Changing the World, One Wall at a Time, is a documentary feature film about the “Education Is Not A Crime” street art and human rights campaign, which raises awareness about education apartheid by Iran’s government against tens of thousands of Baha’is in the country. The film was produced by Iranian-Canadian journalist Maziar Bahari as part of the worldwide Education Is Not A Crime campaign.
The Baha’is, who believe in ideals such as the equality of men and women, peaceful non-violence, and universal education, have been persecuted by the Iranian government since the 1979 Islamic Revolution. As part of this persecution, the government bars Baha’is from teaching and studying at Iranian universities.

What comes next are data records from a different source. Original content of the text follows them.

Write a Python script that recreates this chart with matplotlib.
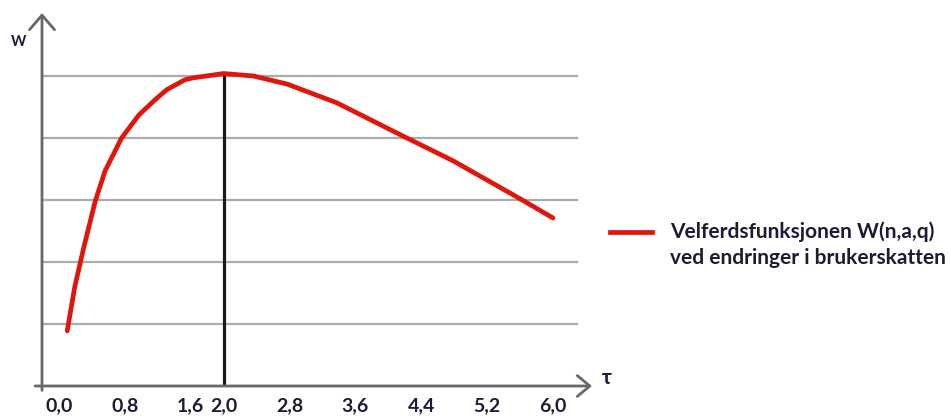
import matplotlib.pyplot as plt
from matplotlib.lines import Line2D

# welfare W as a function of the user tax tau
tau = [0.10, 0.19, 0.30, 0.44, 0.56, 0.76, 0.97, 1.17, 1.31, 1.53, 1.63, 2.0,
       2.36, 2.77, 3.37, 4.18, 4.79, 5.60, 6.0]
welfare = [0.89, 1.59, 2.23, 2.98, 3.47, 4.00, 4.37, 4.62, 4.78, 4.94, 4.97, 5.04,
           5.00, 4.87, 4.57, 4.03, 3.63, 3.02, 2.71]

tick_values = [0.0, 0.8, 1.6, 2.0, 2.8, 3.6, 4.4, 5.2, 6.0]
tick_labels = ['0,0', '0,8', '1,6', '2,0', '2,8', '3,6', '4,4', '5,2', '6,0']
grid_levels = [1, 2, 3, 4, 5]
tau_opt = 2.0
w_opt = 5.04

legend_lines = ['Velferdsfunksjonen W(n,a,q)', 'ved endringer i brukerskatten']

plt.rcParams['font.family'] = ['Lato', 'DejaVu Sans']
text_color = '#1e1b36'
red = '#e0160d'

W, H = 950, 419
fig = plt.figure(figsize=(W / 100, H / 100), dpi=100)
ax = fig.add_axes([42 / W, (H - 386) / H, (592 - 42) / W, (386 - 13) / H])
x0, x1 = -0.2065, 6.474
ax.set_xlim(x0, x1)
ax.set_ylim(0, 6.016)
for s in ax.spines.values():
    s.set_visible(False)

# horizontal grid lines
for g in grid_levels:
    ax.plot([x0, 6.29], [g, g], color='#a9a9b0', lw=1.6, zorder=1)

# axes with open arrow heads
axis_color = '#68686c'
ax.annotate('', xy=(x1, 0), xytext=(-0.29, 0),
            arrowprops=dict(arrowstyle='->,head_length=0.9,head_width=0.75',
                            color=axis_color, lw=2.0, shrinkA=0, shrinkB=0),
            annotation_clip=False)
ax.annotate('', xy=(x0, 6.016), xytext=(x0, -0.07),
            arrowprops=dict(arrowstyle='->,head_length=1.05,head_width=0.9',
                            color=axis_color, lw=2.0, shrinkA=0, shrinkB=0),
            annotation_clip=False)

# vertical line at the optimum
ax.plot([tau_opt, tau_opt], [0, w_opt], color='#1a1a1a', lw=2.3, zorder=2)

ax.plot(tau, welfare, color=red, lw=3.4, zorder=3, solid_capstyle='round')

ax.set_xticks(tick_values)
ax.set_xticklabels(tick_labels, fontsize=14, fontweight='bold', color=text_color)
ax.tick_params(axis='x', length=0, pad=8)
ax.set_yticks([])

fig.text(19 / W, 1 - 42 / H, 'W', fontsize=10.5, fontweight='bold',
         color=text_color, ha='center', va='center')
fig.text(607 / W, 1 - 378 / H, 'τ', fontsize=15, fontweight='bold',
         color=text_color, ha='center', va='center')

# legend drawn by hand so the sample sits beside the first line
fig.add_artist(Line2D([610 / W, 652 / W], [1 - 232 / H, 1 - 232 / H],
                      color=red, lw=3.4))
for i, txt in enumerate(legend_lines):
    fig.text(670 / W, 1 - (232 + 26 * i) / H, txt, fontsize=15,
             fontweight='bold', color=text_color, ha='left', va='center')

fig.savefig('out.png', dpi=100)
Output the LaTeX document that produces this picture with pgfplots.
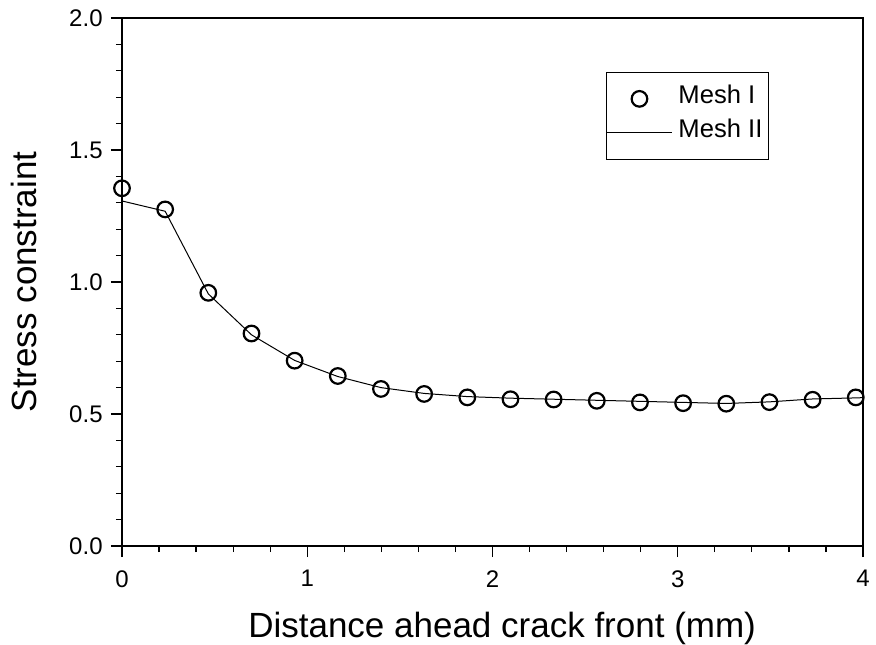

Education Is Not A Crime raises awareness of this discrimination. The campaign began in 2014 with Bahari’s documentary film To Light a Candle, which was screened in nearly 300 locations around the world, before expanding into a global street art project raising awareness about the Baha’is.
“Changing the World, One Wall at a Time, is the story of an ambitious campaign,” Bahari said. “We fought brutality with arts and creativity. The fact that we brought together so many artists – who did not know anything about the persecution of the Baha’is in Iran, and who then created amazing works of art all around the world – shows there is a willingness among people many different backgrounds to join such a struggle.”
Forty-one murals have been painted in US and international cities as part of the project: Atlanta, Cape Town, Delhi, London, Nashville, Sao Paulo, Sydney, with two-dozen in New York City. Nineteen of the New York murals were painted in the iconic Harlem neighborhood because of its long association with cultural innovation during the Harlem Renaissance and the 1960s Civil Rights movement.
Street artists and human rights activists teamed up to use art, social media and community outreach to build a new audience for their message of education equality in Iran.
Changing the World, One Wall at a Time features interviews with popular artists – such as Rone from Australia, Astro from France, Marthalicia Matarrita from New York, and Elle from Los Angeles – as well as activists with experience of the Civil Rights movement, the anti-Apartheid struggle in South Africa, and human rights work on behalf of Iranians of all backgrounds. Iranian Baha’is with personal experience of being denied their right to higher education also share their stories. The film is presented by Executive Producers Maziar Bahari and Saleem Vaillancourt.